LETTERS: Against Dreamers

‘Not just all about you!’

A Tuesday column in The Monitor, “Watching my dream voted away by a local congressman,” criticized U.S. Rep. Vicente Gonzalez’s, D-McAllen, vote on a temporary spending bill that did not include protection for the Deferred Action for Childhood Arrivals (DACA), also called Dreamers. His strategy was to push congressional representatives to come to the table and negotiate in good faith a way to offer protection from deportation and later citizenship for these Dreamers.

The bill he voted for included funding the Child Health Insurance Program (CHIP,) a social program to help poor working families, for six more years to provide health coverage for these children’s medical expenses.

Rep. Gonzalez’s vote was correct and he defended his vote in a Sunday column, writing that his No. 1 priority was to represent all of the people in his district, including the Dreamers.

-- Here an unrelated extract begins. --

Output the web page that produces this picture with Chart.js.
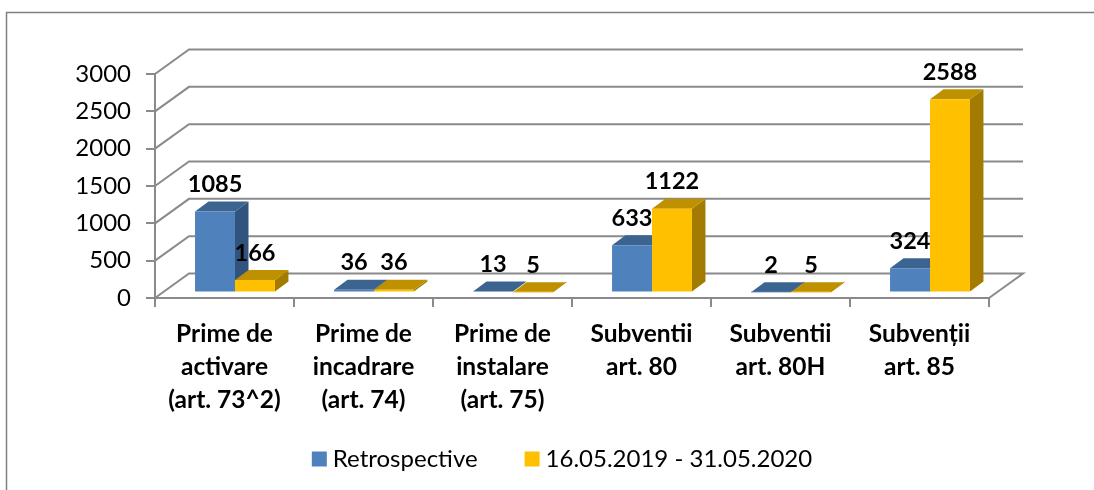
<!DOCTYPE html>
<html><head><meta charset="utf-8">
<style>html,body{margin:0;padding:0;background:#fff}canvas{display:block}</style>
<script src="https://cdn.jsdelivr.net/npm/chart.js@4"></script></head>
<body><canvas id="c" width="1094" height="490"></canvas>
<script>
const categories = [["Prime de","activare","(art. 73^2)"],["Prime de","incadrare","(art. 74)"],["Prime de","instalare","(art. 75)"],["Subventii","art. 80"],["Subventii","art. 80H"],["Subvenții","art. 85"]];
const seriesNames = ["Retrospective","16.05.2019 - 31.05.2020"];
const retrospective = [1085,36,13,633,2,324];
const period = [166,36,5,1122,5,2588];
const yTicks = [0,500,1000,1500,2000,2500,3000];

const FONT = "Lato, Carlito, sans-serif";
const AXIS = "#8a8a8a";
const WALL = {dx:34, dy:-24.5};
const BAR = {sx:10.5, sy:-5.5, dx:13.5, dy:-10};
const LEGEND_SHIFT = 65.5;
const FACES = [{front:"#4F81BD",top:"#3C6491",side:"#31547F"},{front:"#FFC000",top:"#BF9000",side:"#A37B00"}];

const scene = {
  id:"scene",
  afterLayout(ch){
    ch.legend.left += LEGEND_SHIFT; ch.legend.right += LEGEND_SHIFT;
    ch.scales.x.bottom += 60;
  },
  beforeDraw(ch){
    const c = ch.ctx;
    c.save(); c.strokeStyle="#808080"; c.lineWidth=1.5;
    c.beginPath(); c.moveTo(6.5,500); c.lineTo(6.5,12.5); c.lineTo(1094,12.5); c.stroke(); c.restore();
  },
  beforeDatasetsDraw(ch){
    const c = ch.ctx, y = ch.scales.y, a = ch.chartArea;
    c.save(); c.strokeStyle=AXIS; c.lineWidth=2;
    yTicks.forEach(v=>{
      const p = y.getPixelForValue(v);
      c.beginPath(); c.moveTo(a.left,p); c.lineTo(a.left+WALL.dx,p+WALL.dy);
      c.lineTo(a.right+WALL.dx,p+WALL.dy);
      if(v===0){ c.lineTo(a.right,p); }
      c.stroke();
    });
    c.restore();
    c.save(); c.translate(BAR.sx,BAR.sy);
    const metas = [ch.getDatasetMeta(0),ch.getDatasetMeta(1)];
    categories.forEach((_,i)=>{
      metas.forEach((m,k)=>{
        const b=m.data[i], l=b.x-b.width/2, r=b.x+b.width/2, t=b.y, bs=b.base;
        c.fillStyle=FACES[k].side;
        c.beginPath(); c.moveTo(r,t); c.lineTo(r+BAR.dx,t+BAR.dy); c.lineTo(r+BAR.dx,bs+BAR.dy); c.lineTo(r,bs); c.closePath(); c.fill();
        c.fillStyle=FACES[k].top;
        c.beginPath(); c.moveTo(l,t); c.lineTo(l+BAR.dx,t+BAR.dy); c.lineTo(r+BAR.dx,t+BAR.dy); c.lineTo(r,t); c.closePath(); c.fill();
      });
    });
  },
  afterDatasetsDraw(ch){
    const c = ch.ctx;
    c.restore();
    c.save();
    c.font = "bold 23.5px "+FONT; c.fillStyle="#000"; c.textAlign="center"; c.textBaseline="middle";
    ch.data.datasets.forEach((d,k)=>{
      ch.getDatasetMeta(k).data.forEach((b,i)=>{
        c.fillText(String(d.data[i]), b.x+BAR.sx, b.y+BAR.sy+BAR.dy-17);
      });
    });
    c.restore();
  }
};

new Chart(document.getElementById("c"),{
  type:"bar",
  data:{labels:categories,datasets:[
    {label:seriesNames[0],data:retrospective,backgroundColor:FACES[0].front,borderWidth:0,categoryPercentage:0.575,barPercentage:1},
    {label:seriesNames[1],data:period,backgroundColor:FACES[1].front,borderWidth:0,categoryPercentage:0.575,barPercentage:1}
  ]},
  options:{
    responsive:false,animation:false,
    layout:{padding:{left:10,right:105,top:74,bottom:9}},
    plugins:{
      tooltip:{enabled:false},
      legend:{position:"bottom",labels:{usePointStyle:true,pointStyle:"rect",boxWidth:3,boxHeight:15,padding:53,color:"#000",font:{family:FONT,size:24}}}
    },
    scales:{
      x:{
        grid:{display:true,drawOnChartArea:false,tickLength:9,color:AXIS,lineWidth:2,offset:true},
        border:{display:true,color:AXIS,width:2},
        ticks:{color:"#000",maxRotation:0,padding:10,font:{family:FONT,size:24.5,weight:"bold",lineHeight:1.36}},
        afterFit(s){s.height=96;}
      },
      y:{
        min:0,max:3000,afterBuildTicks(s){s.ticks=yTicks.map(v=>({value:v}));},
        grid:{display:true,drawOnChartArea:false,tickLength:9,color:AXIS,lineWidth:2},
        border:{display:true,color:AXIS,width:2},
        ticks:{color:"#000",padding:15,font:{family:FONT,size:24},callback:v=>String(v)},
        afterFit(s){s.width=145;}
      }
    }
  },
  plugins:[scene]
});
</script></body></html>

His vote affected over 300 million Americans, including members of the Immigration and Customs Enforcement, military, CHIP children and federal government workers.

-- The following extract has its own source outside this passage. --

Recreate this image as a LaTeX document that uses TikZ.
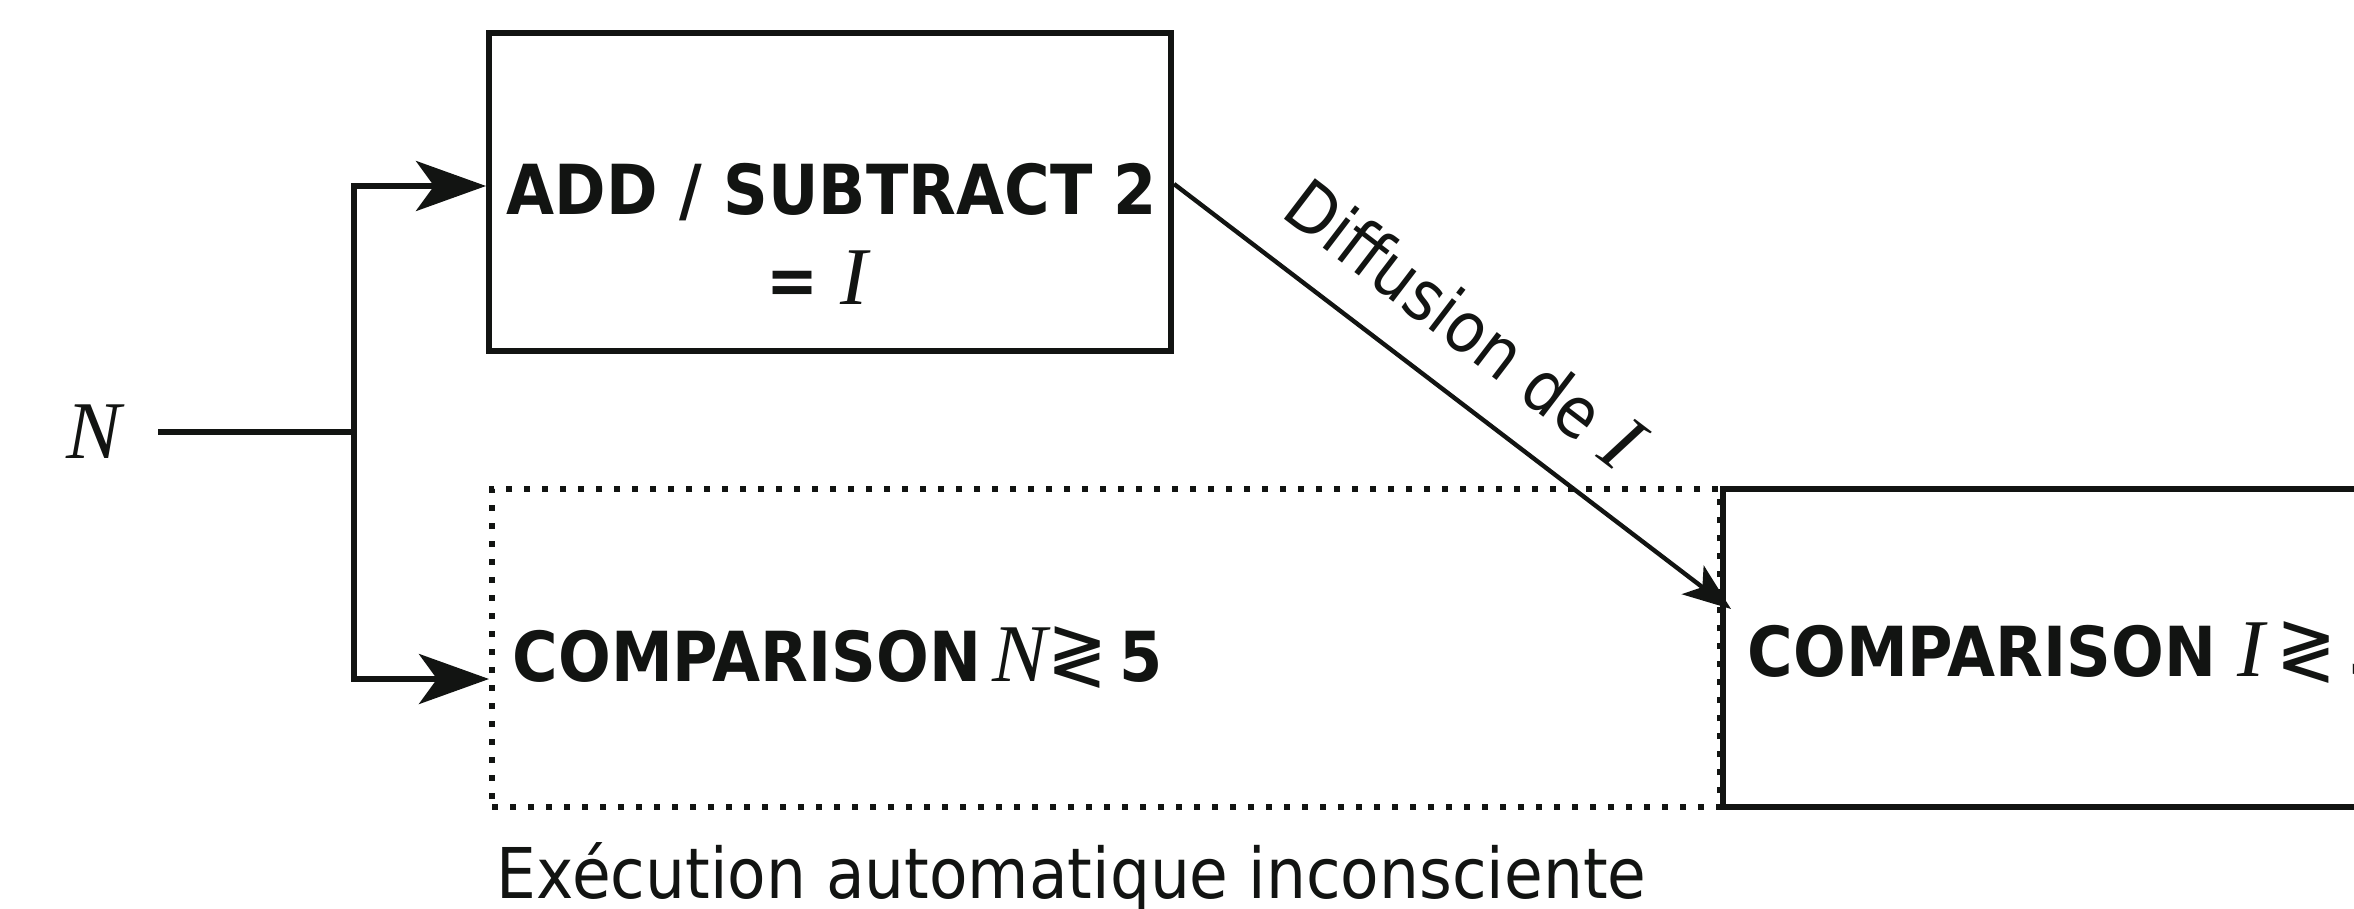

The complaining Dreamer should get mad at the real culprits in this situation — her parents. Years ago when they came to the United States illegally, her parents should have gotten in line as other millions of immigrants still waiting in their native lands do in trying to get into this country legally as required by the U.S. immigration system.

To this Dreamer all can say is “It’s not just all about you!”

Silvestre Moreno Jr., Mercedes


With all due respect to the Dreamer’s Monitor commentary, may I point out that Rep. Gonzalez, a duly elected official, deserves more respectful dialogue from his constituents than self-centered demands or ultimatums.

Legal immigrants went through all the proper steps to become U.S. citizens, waiting patiently in line, spending their own resources, respecting the laws in this country — not marching in or demanding special treatment. We welcome and admire them.

The average American citizen, does not get permission to take time from studies, or work, nor the money to travel across the country, to march, to plead against their own injustices to anybody. It makes one wonder, how are these privileges allowed, or funded for those who do?